Question Why won't some apps debug?

Joined
Sep 16, 2023
Messages
22
Programming Experience
10+
WHAT I HAVE:
Visual Basic 2019, .NET Framework 4.6+

MY PROBLEM:
Recently, my WinForms and Console apps--which ran fine before--refused to debug/run in the IDE. At first, the problem was that they would build and then abort (without executing a single statement), saying, "Program exited with code 0 (0x0)" in the Output window; I found that for many of them, turning on "Use Managed Compatibility Mode" solved the problem and enabled them to run. However (!!), some--and only some--programs still refuse to debug; they build and then mysteriously abort without any error message and without any exit message in the Output window! I tried toggling the managed-compatibility-mode option off and on again, cleaning and rebuilding the solution, exiting and restarting Visual Studio--and nothing worked for these programs. Other apps run fine now, but some refuse to debug if I change them; others debug fine even when changes are made. Also, when I create an all-new program, it won't debug.

What's going on?!
 
Last edited:
It's hard to say what exactly is happening but it sounds like VS is corrupt in some way. I would suggest performing a Repair, which is a specific option in the VS Installer. That should hopefully overwrite any corrupt files and fix your issue. It's possible that some projects have been damaged and would need specific measures to repair them. If you can't determine the nature of the damage, it may be quicker to simply create a new project and copy in the source files.

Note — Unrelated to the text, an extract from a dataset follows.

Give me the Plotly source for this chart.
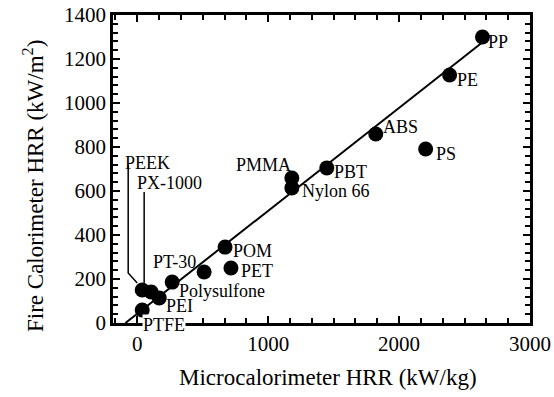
import plotly.graph_objects as go

# Data points (Microcalorimeter HRR kW/kg, Fire calorimeter HRR kW/m2)
names = ["PP", "PE", "ABS", "PS", "PBT", "PMMA", "Nylon 66", "POM", "PET",
         "", "PT-30", "PEEK", "PX-1000", "PEI", "PTFE"]
micro_hrr = [2637, 2386, 1822, 2203, 1448, 1181, 1181, 671, 716,
             511, 267, 38, 107, 168, 38]
fire_hrr = [1300, 1127, 859, 791, 705, 659, 614, 345, 250,
            232, 186, 150, 141, 114, 59]

# Fit line endpoints
fit_x = [-90, 2630]
fit_y = [0, 1273]

# Leader lines
peek_lx = [-69, -69, 0]
peek_ly = [718, 227, 182]
px_lx = [53, 53, 76]
px_ly = [595, 173, 159]

# Label texts and their positions
label_text = ["PEEK", "PX-1000", "PT-30", "POM", "PET", "Polysulfone", "PEI", "PTFE",
              "PMMA", "Nylon 66", "PBT", "ABS", "PS", "PE", "PP"]
label_x = [76, 244, 282, 884, 915, 648, 320, 206, 968, 1517, 1631, 2012, 2355, 2523, 2759]
label_y = [727, 636, 277, 327, 236, 145, 77, 0, 718, 600, 686, 891, 768, 1105, 1277]
label_shift = [0, 0, 0, 0, 0, 0, 0, -2, 0, 0, 0, 0, 0, 0, 0]

FONT = "Liberation Serif, Times New Roman, serif"

fig = go.Figure()
fig.add_trace(go.Scatter(x=fit_x, y=fit_y, mode="lines",
                         line=dict(color="black", width=2), showlegend=False))
fig.add_trace(go.Scatter(x=peek_lx, y=peek_ly, mode="lines",
                         line=dict(color="black", width=1.5), showlegend=False))
fig.add_trace(go.Scatter(x=px_lx, y=px_ly, mode="lines",
                         line=dict(color="black", width=1.5), showlegend=False))
fig.add_trace(go.Scatter(x=micro_hrr, y=fire_hrr, mode="markers",
                         marker=dict(color="black", size=15), showlegend=False,
                         cliponaxis=False))

for t, lx, ly, sh in zip(label_text, label_x, label_y, label_shift):
    fig.add_annotation(x=lx, y=ly, yshift=sh, text=t, showarrow=False,
                       font=dict(family=FONT, size=18, color="black"),
                       bgcolor="white" if t == "PTFE" else None,
                       borderpad=0,
                       xanchor="center", yanchor="middle")

fig.add_annotation(xref="paper", yref="paper", x=(328 - 113) / 417, y=(323 - 377) / 308,
                   text="Microcalorimeter HRR (kW/kg)", showarrow=False,
                   font=dict(family=FONT, size=23, color="black"),
                   xanchor="center", yanchor="middle")
fig.add_annotation(xref="paper", yref="paper", x=(33 - 113) / 417, y=(323 - 186) / 308,
                   text="Fire Calorimeter HRR (kW/m<sup>2</sup>)", showarrow=False,
                   textangle=-90,
                   font=dict(family=FONT, size=23, color="black"),
                   xanchor="center", yanchor="middle")

fig.update_layout(
    width=554, height=397,
    margin=dict(l=113, r=24, t=15, b=74),
    plot_bgcolor="white", paper_bgcolor="white",
    font=dict(family=FONT, color="black"),
)
fig.update_xaxes(range=[-185, 3000], tickvals=[0, 1000, 2000, 3000],
                 ticks="inside", ticklen=7, tickwidth=2, tickcolor="black",
                 minor=dict(dtick=1000 / 6, tick0=0, ticks="inside", ticklen=5,
                            tickwidth=1.5, tickcolor="black"),
                 showline=True, linewidth=2.5, linecolor="black", mirror="ticks",
                 showgrid=False, zeroline=False, automargin=False,
                 tickfont=dict(family=FONT, size=21, color="black"))
fig.update_yaxes(range=[0, 1400], dtick=200,
                 ticks="inside", ticklen=7, tickwidth=2, tickcolor="black",
                 minor=dict(dtick=40, ticks="inside", ticklen=5,
                            tickwidth=1.5, tickcolor="black"),
                 showline=True, linewidth=2.5, linecolor="black", mirror="ticks",
                 showgrid=False, zeroline=False, automargin=False,
                 tickfont=dict(family=FONT, size=21, color="black"))

fig.write_html("out.html", config={"displayModeBar": False},
               post_script="document.body.style.margin='0px';document.body.style.overflow='hidden';")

Note that this is an example of why it's good to use source control. If projects have been damaged, you'd be able to roll back to a last known good state and correct any damage without having to know what it was. The history may also be able to show you what the damage was. If you're not already doing so, I suggest that you start using some form of source control, e.g. Azure DevOps or GitHub.
 
It's hard to say what exactly is happening but it sounds like VS is corrupt in some way. I would suggest performing a Repair, which is a specific option in the VS Installer. That should hopefully overwrite any corrupt files and fix your issue. It's possible that some projects have been damaged and would need specific measures to repair them. If you can't determine the nature of the damage, it may be quicker to simply create a new project and copy in the source files.

Note that this is an example of why it's good to use source control. If projects have been damaged, you'd be able to roll back to a last known good state and correct any damage without having to know what it was. The history may also be able to show you what the damage was. If you're not already doing so, I suggest that you start using some form of source control, e.g. Azure DevOps or GitHub.

I did do a repair (followed by an update) and it didn't change anything! The projects that work, and the ones that don't, are exactly the same afterward; none suddenly started working or stopped working. As for creating a new project and copying/loading in the source files--as I indicated above, when I recently created a new WinForms app with no "user [non-designer] code", it wouldn't run--not even displaying a blank form! The good news is that all of the ones (so far) that don't work are simply small, experimental apps for testing VS features, my coding constructs, and the various DLLs I've written; the complex, professional apps I'm working on appear to still be working.

But I don't understand why some apps simply won't fire up--aborting before carrying out even the very first instruction--and yet leave no error message or exit message as to why (!!). It's as if the IDE thinks there's no code at all in these programs, when the source in the editor and the IDE settings clearly indicate that there's code to run! There also seems to be no rhyme or reason as to the nature of which programs run or don't run, and the debug Options are the same for them all.

(At least when none of my programs launched, and they all "exited with code 0 (0x0)", there was an online explanation [to someone with similar issues to that] about glitches in recent VS debuggers that using managed-compatibility mode would remedy. Now that I've done that, there seem to be some that debug/run just fine now, and some that abort right at the start with no message describing any "problem" at all. And I can't seem to find any online examples of anyone with a similar problem to my new, current one.)

What's most disturbing is my aforementioned (possible) inability to create a new WinForms project, even one with no non-designer code, and have it do anything (even just display an empty form);--that would make it difficult to "re-create" a WinForms project from scratch and re-load the source files as you advised above. (When I want to test new features piecemeal--outside a major app--I need to find an existing simple test-app that does work and modify it [to test more than it was initially designed to test].) It's hard to fix something when the IDE doesn't even seem to "know" there's a problem! (BTW, when I try to create a Console app, the console window closes--once again, without executing any code--before I can read any error/exit message--assuming it even bothers to display one at all.)

Any suggestion on how to figure out what's going on here?

PS. Perhaps GitHub would work for me once I've fixed my non-working projects, but Azure DevOps probably isn't up my alley (yet) because all my apps so far are desktop ones.